No certainties in the market, for sure. But it helps to have a rough idea re what lies ahead (based on historical precedent and/or recent precedent). My best composite take (after reading through the stuff I follow):
(a) Likely to rally hard next week. I don't believe tax reform has been priced in. Now that the Senate has voted to pass a tax overhaul bill, both chambers will vote next week on a motion to 'go to conference' on working out the details. It's estimated that passage will add +10% to corporate profits next year (or the year after, depending on when the bill takes effect). Michael Flynn? I have no idea re market reaction to Flynn's plea deal, but hey-> traders who have bet against Trump on any number of issues have been wrong for over a year.

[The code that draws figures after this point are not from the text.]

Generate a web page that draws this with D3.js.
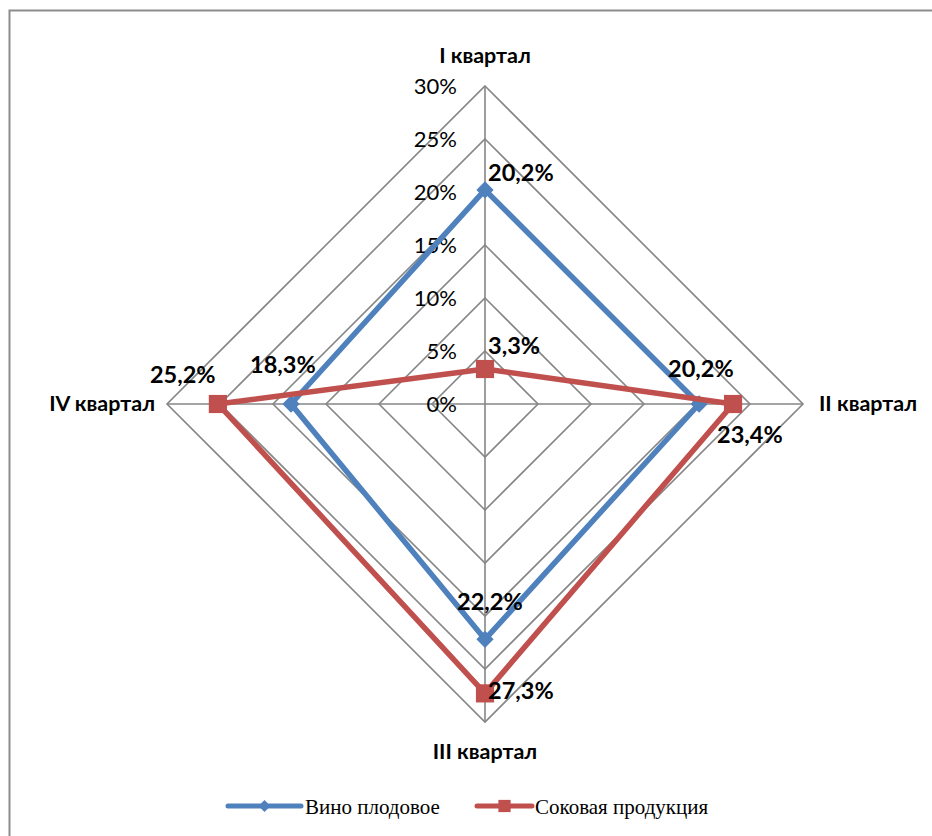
<!DOCTYPE html>
<html>
  <head>
    <meta charset="utf-8" />
    <title>Radar</title>
    <script src="https://d3js.org/d3.v7.min.js"></script>
    <style>
      body { margin: 0; background: #fff; }
    </style>
  </head>
  <body>
    <svg id="chart" width="932" height="836"></svg>
  </body>
  <script>
    // data
    var quarters = ["I квартал", "II квартал", "III квартал", "IV квартал"];
    var wine = [20.2, 20.2, 22.2, 18.3];
    var juice = [3.3, 23.4, 27.3, 25.2];
    var ticks = [0, 5, 10, 15, 20, 25, 30];
    var seriesNames = ["Вино плодовое", "Соковая продукция"];

    // label nudges (text start / baseline relative to the point)
    var wineLabelOffset = [[3, -9], [-31, -27], [-28, -29], [-41, -31]];
    var juiceLabelOffset = [[3, -15], [-16, 39], [3, 6], [-68, -21]];

    var svg = d3.select("#chart");
    var cx = 485, cy = 404;
    var r = d3.scaleLinear().domain([0, 30]).range([0, 318]);
    var angle = d3.scaleLinear().domain([0, quarters.length]).range([0, 2 * Math.PI]);

    var pt = function(i, v) {
      var a = angle(i);
      return [cx + Math.sin(a) * r(v), cy - Math.cos(a) * r(v)];
    };

    // frame
    svg.append("path")
      .attr("d", "M9.5,836 L9.5,10.5 L932,10.5")
      .attr("fill", "none")
      .attr("stroke", "#8c8c8c")
      .attr("stroke-width", 2);

    // grid diamonds
    var grid = svg.append("g");
    ticks.slice(1).forEach(function(t) {
      grid.append("path")
        .attr("d", d3.line()(d3.range(quarters.length).map(function(i) { return pt(i, t); })) + "Z")
        .attr("fill", "none")
        .attr("stroke", "#868686")
        .attr("stroke-width", 1.6);
    });
    quarters.forEach(function(q, i) {
      var p = pt(i, 30);
      grid.append("line")
        .attr("x1", cx).attr("y1", cy)
        .attr("x2", p[0]).attr("y2", p[1])
        .attr("stroke", "#868686")
        .attr("stroke-width", 1.6);
    });

    // tick labels
    svg.selectAll(".tick")
      .data(ticks)
      .enter().append("text")
      .attr("class", "tick")
      .attr("x", cx - 28)
      .attr("y", function(d) { return cy - r(d) + 8; })
      .attr("text-anchor", "end")
      .attr("font-family", "Lato")
      .attr("font-size", 22)
      .attr("fill", "#000")
      .text(function(d) { return d + "%"; });

    // category labels
    var catPos = [
      { x: cx, y: cy - r(30) - 23, anchor: "middle" },
      { x: cx + r(30) + 16, y: cy + 7, anchor: "start" },
      { x: cx, y: cy + r(30) + 37, anchor: "middle" },
      { x: cx - r(30) - 12, y: cy + 7, anchor: "end" }
    ];
    svg.selectAll(".cat")
      .data(quarters)
      .enter().append("text")
      .attr("class", "cat")
      .attr("x", function(d, i) { return catPos[i].x; })
      .attr("y", function(d, i) { return catPos[i].y; })
      .attr("text-anchor", function(d, i) { return catPos[i].anchor; })
      .attr("font-family", "Lato")
      .attr("font-weight", "bold")
      .attr("font-size", 21.5)
      .text(function(d) { return d; });

    var colors = ["#4F81BD", "#C0504D"];
    var allSeries = [wine, juice];
    var offsets = [wineLabelOffset, juiceLabelOffset];

    allSeries.forEach(function(values, s) {
      var pts = values.map(function(v, i) { return pt(i, v); });
      svg.append("path")
        .attr("d", d3.line()(pts) + "Z")
        .attr("fill", "none")
        .attr("stroke", colors[s])
        .attr("stroke-width", 5.5)
        .attr("stroke-linejoin", "round");

      var sym = s === 0 ? d3.symbol().type(d3.symbolDiamond2).size(190)
                        : d3.symbol().type(d3.symbolSquare).size(330);
      svg.selectAll(".m" + s)
        .data(pts)
        .enter().append("path")
        .attr("class", "m" + s)
        .attr("transform", function(d) { return "translate(" + d[0] + "," + d[1] + ")"; })
        .attr("d", sym)
        .attr("fill", colors[s]);
    });

    allSeries.forEach(function(values, s) {
      svg.selectAll(".lbl" + s)
        .data(values)
        .enter().append("text")
        .attr("class", "lbl" + s)
        .attr("x", function(d, i) { return pt(i, d)[0] + offsets[s][i][0]; })
        .attr("y", function(d, i) { return pt(i, d)[1] + offsets[s][i][1]; })
        .attr("font-family", "Lato")
        .attr("font-weight", "bold")
        .attr("font-size", 23.5)
        .text(function(d) { return d.toFixed(1).replace(".", ",") + "%"; });
    });

    // legend
    var legendX = [228, 477];
    var legendY = 806;
    seriesNames.forEach(function(name, s) {
      var g = svg.append("g").attr("transform", "translate(" + legendX[s] + "," + legendY + ")");
      g.append("line")
        .attr("x1", 0).attr("x2", s === 0 ? 73 : 55)
        .attr("y1", 0).attr("y2", 0)
        .attr("stroke", colors[s])
        .attr("stroke-width", 5)
        .attr("stroke-linecap", "round");
      g.append("path")
        .attr("transform", "translate(" + (s === 0 ? 36.5 : 27.5) + ",0)")
        .attr("d", s === 0 ? d3.symbol().type(d3.symbolDiamond2).size(90)()
                           : d3.symbol().type(d3.symbolSquare).size(150)())
        .attr("fill", colors[s]);
      g.append("text")
        .attr("x", s === 0 ? 77 : 58)
        .attr("y", 8)
        .attr("font-family", "Liberation Serif")
        .attr("font-size", 21)
        .text(name);
    });
  </script>
</html>
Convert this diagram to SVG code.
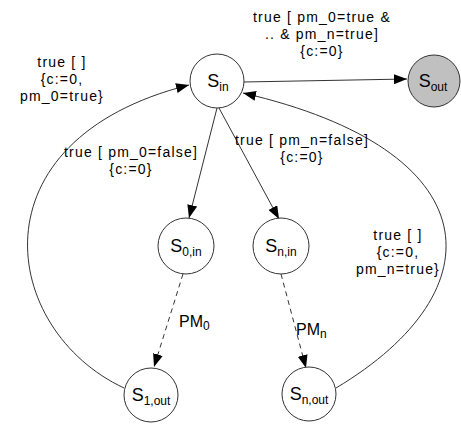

(b) Pullback mid-December. December tends to start out strong, stall mid-month, then rally hard into year end. Paul Ryan is saying he'll keep Congress in session beyond its December 15 adjournment if necessary to pass tax reform this year. We can count on the usual last-minute political drama taking the vote down to at least December 15. Perhaps as good a catalyst as any for the pullback.
(c) +7% into January 2018. 7% is probably conservative. A strong outlook for 2018 will become even stronger as investors begin to seriously weigh the effects of tax reform on global growth.
(d) Sharp rebound in emerging markets. You may recall the cover story in Barron's last Sunday, which can be summarized as 'Barron's likes EEM!' Thus no surprise that EEM declined -4% last week. As you know, I believe it was a buying opp.